> _Required task_
Please transcribe the data that follows without the pictures, keeping every word the same.

> _Dataset extract_
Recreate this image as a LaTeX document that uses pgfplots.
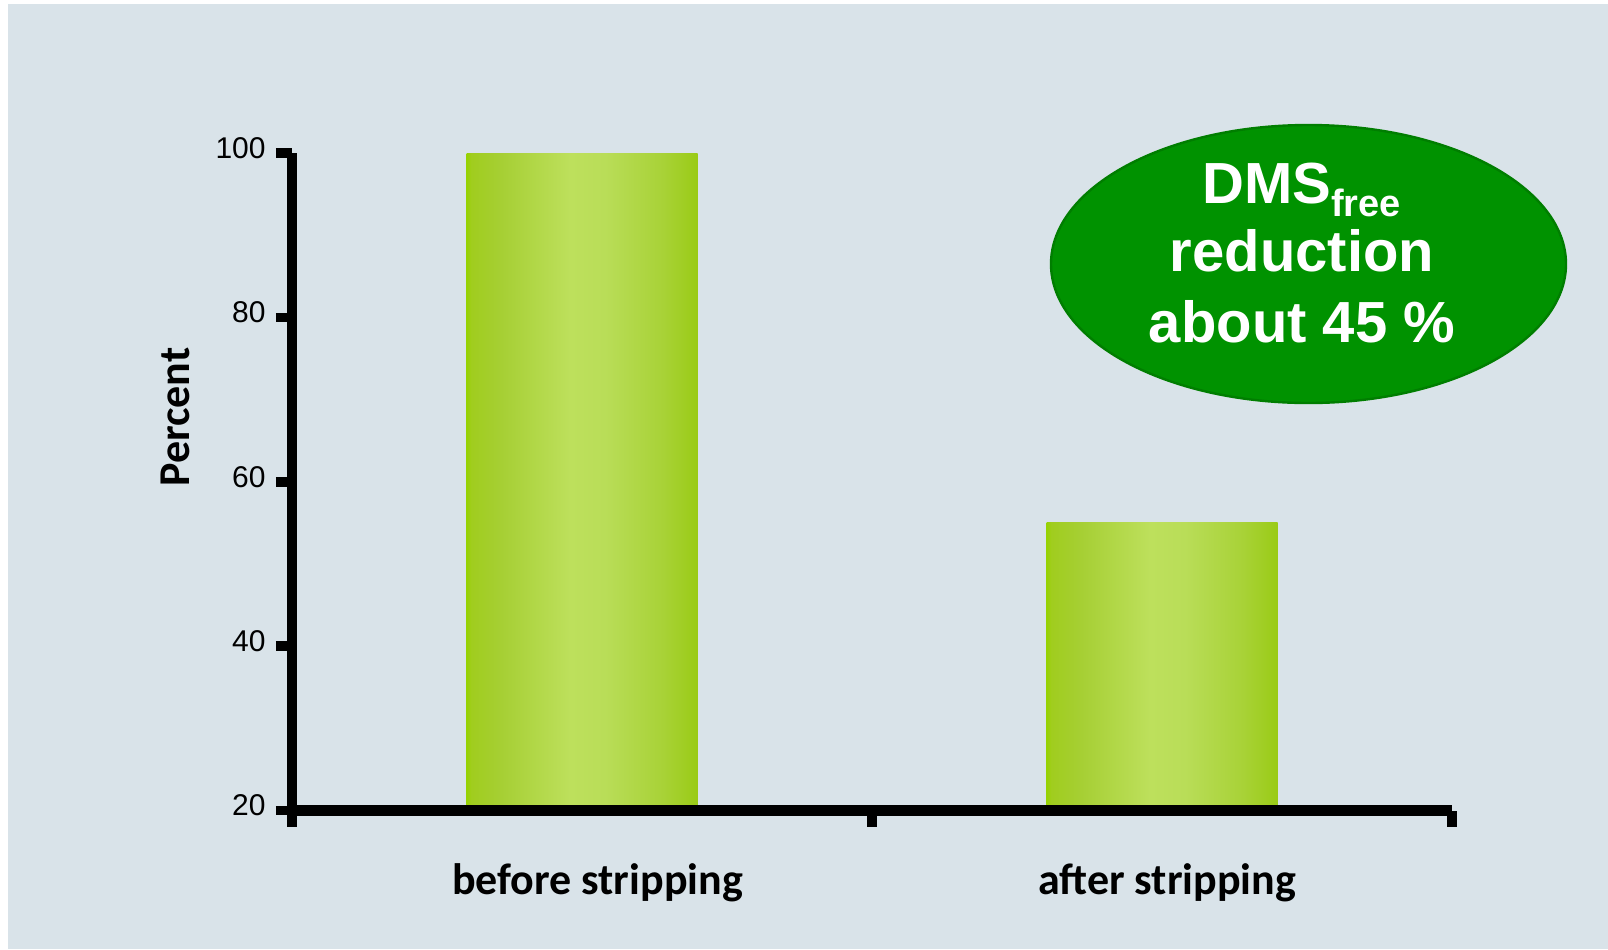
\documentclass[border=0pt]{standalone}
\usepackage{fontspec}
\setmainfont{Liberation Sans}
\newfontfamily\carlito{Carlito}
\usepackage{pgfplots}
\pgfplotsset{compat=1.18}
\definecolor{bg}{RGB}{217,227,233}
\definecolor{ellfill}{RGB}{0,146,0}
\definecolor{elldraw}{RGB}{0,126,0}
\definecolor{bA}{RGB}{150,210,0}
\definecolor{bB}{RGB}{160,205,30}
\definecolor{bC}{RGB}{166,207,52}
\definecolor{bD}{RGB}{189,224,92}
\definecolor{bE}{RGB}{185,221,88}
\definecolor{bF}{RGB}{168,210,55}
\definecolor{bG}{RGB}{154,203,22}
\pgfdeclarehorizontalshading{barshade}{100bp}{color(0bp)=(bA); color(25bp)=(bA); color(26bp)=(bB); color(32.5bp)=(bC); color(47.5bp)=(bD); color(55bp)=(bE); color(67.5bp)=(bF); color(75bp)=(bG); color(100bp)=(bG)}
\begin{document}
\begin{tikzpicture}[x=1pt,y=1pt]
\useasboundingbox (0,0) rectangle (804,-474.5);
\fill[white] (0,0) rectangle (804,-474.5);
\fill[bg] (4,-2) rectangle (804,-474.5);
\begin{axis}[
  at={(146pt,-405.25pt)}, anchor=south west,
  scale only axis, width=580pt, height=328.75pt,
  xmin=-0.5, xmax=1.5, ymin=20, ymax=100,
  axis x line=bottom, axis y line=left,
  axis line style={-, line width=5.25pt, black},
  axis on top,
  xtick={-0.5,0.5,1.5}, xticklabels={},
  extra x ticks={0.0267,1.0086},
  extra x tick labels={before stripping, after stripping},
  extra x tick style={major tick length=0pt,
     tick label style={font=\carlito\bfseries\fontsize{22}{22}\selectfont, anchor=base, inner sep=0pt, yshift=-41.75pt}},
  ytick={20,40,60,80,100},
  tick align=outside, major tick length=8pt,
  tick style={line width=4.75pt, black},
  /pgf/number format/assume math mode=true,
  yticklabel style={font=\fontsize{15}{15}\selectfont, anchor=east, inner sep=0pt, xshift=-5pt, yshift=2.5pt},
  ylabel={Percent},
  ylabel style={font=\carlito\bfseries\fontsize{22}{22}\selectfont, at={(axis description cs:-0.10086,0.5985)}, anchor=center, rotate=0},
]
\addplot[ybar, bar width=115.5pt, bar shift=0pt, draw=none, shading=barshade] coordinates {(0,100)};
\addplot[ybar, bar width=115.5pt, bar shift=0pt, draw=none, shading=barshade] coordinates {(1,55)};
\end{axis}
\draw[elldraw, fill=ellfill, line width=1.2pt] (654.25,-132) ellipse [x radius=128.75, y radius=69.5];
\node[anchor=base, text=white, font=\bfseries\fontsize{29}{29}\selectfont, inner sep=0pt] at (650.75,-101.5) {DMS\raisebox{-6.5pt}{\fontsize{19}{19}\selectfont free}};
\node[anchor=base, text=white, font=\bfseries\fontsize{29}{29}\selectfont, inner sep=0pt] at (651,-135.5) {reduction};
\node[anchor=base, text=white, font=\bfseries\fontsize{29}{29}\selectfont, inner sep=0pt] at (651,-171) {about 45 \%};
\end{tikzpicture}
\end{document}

> _Task result_
Recreate this image as a LaTeX document that uses pgfplots.
\documentclass[border=0pt]{standalone}
\usepackage{fontspec}
\setmainfont{Liberation Sans}
\newfontfamily\carlito{Carlito}
\usepackage{pgfplots}
\pgfplotsset{compat=1.18}
\definecolor{bg}{RGB}{217,227,233}
\definecolor{ellfill}{RGB}{0,146,0}
\definecolor{elldraw}{RGB}{0,126,0}
\definecolor{bA}{RGB}{150,210,0}
\definecolor{bB}{RGB}{160,205,30}
\definecolor{bC}{RGB}{166,207,52}
\definecolor{bD}{RGB}{189,224,92}
\definecolor{bE}{RGB}{185,221,88}
\definecolor{bF}{RGB}{168,210,55}
\definecolor{bG}{RGB}{154,203,22}
\pgfdeclarehorizontalshading{barshade}{100bp}{color(0bp)=(bA); color(25bp)=(bA); color(26bp)=(bB); color(32.5bp)=(bC); color(47.5bp)=(bD); color(55bp)=(bE); color(67.5bp)=(bF); color(75bp)=(bG); color(100bp)=(bG)}
\begin{document}
\begin{tikzpicture}[x=1pt,y=1pt]
\useasboundingbox (0,0) rectangle (804,-474.5);
\fill[white] (0,0) rectangle (804,-474.5);
\fill[bg] (4,-2) rectangle (804,-474.5);
\begin{axis}[
  at={(146pt,-405.25pt)}, anchor=south west,
  scale only axis, width=580pt, height=328.75pt,
  xmin=-0.5, xmax=1.5, ymin=20, ymax=100,
  axis x line=bottom, axis y line=left,
  axis line style={-, line width=5.25pt, black},
  axis on top,
  xtick={-0.5,0.5,1.5}, xticklabels={},
  extra x ticks={0.0267,1.0086},
  extra x tick labels={before stripping, after stripping},
  extra x tick style={major tick length=0pt,
     tick label style={font=\carlito\bfseries\fontsize{22}{22}\selectfont, anchor=base, inner sep=0pt, yshift=-41.75pt}},
  ytick={20,40,60,80,100},
  tick align=outside, major tick length=8pt,
  tick style={line width=4.75pt, black},
  /pgf/number format/assume math mode=true,
  yticklabel style={font=\fontsize{15}{15}\selectfont, anchor=east, inner sep=0pt, xshift=-5pt, yshift=2.5pt},
  ylabel={Percent},
  ylabel style={font=\carlito\bfseries\fontsize{22}{22}\selectfont, at={(axis description cs:-0.10086,0.5985)}, anchor=center, rotate=0},
]
\addplot[ybar, bar width=115.5pt, bar shift=0pt, draw=none, shading=barshade] coordinates {(0,100)};
\addplot[ybar, bar width=115.5pt, bar shift=0pt, draw=none, shading=barshade] coordinates {(1,55)};
\end{axis}
\draw[elldraw, fill=ellfill, line width=1.2pt] (654.25,-132) ellipse [x radius=128.75, y radius=69.5];
\node[anchor=base, text=white, font=\bfseries\fontsize{29}{29}\selectfont, inner sep=0pt] at (650.75,-101.5) {DMS\raisebox{-6.5pt}{\fontsize{19}{19}\selectfont free}};
\node[anchor=base, text=white, font=\bfseries\fontsize{29}{29}\selectfont, inner sep=0pt] at (651,-135.5) {reduction};
\node[anchor=base, text=white, font=\bfseries\fontsize{29}{29}\selectfont, inner sep=0pt] at (651,-171) {about 45 \%};
\end{tikzpicture}
\end{document}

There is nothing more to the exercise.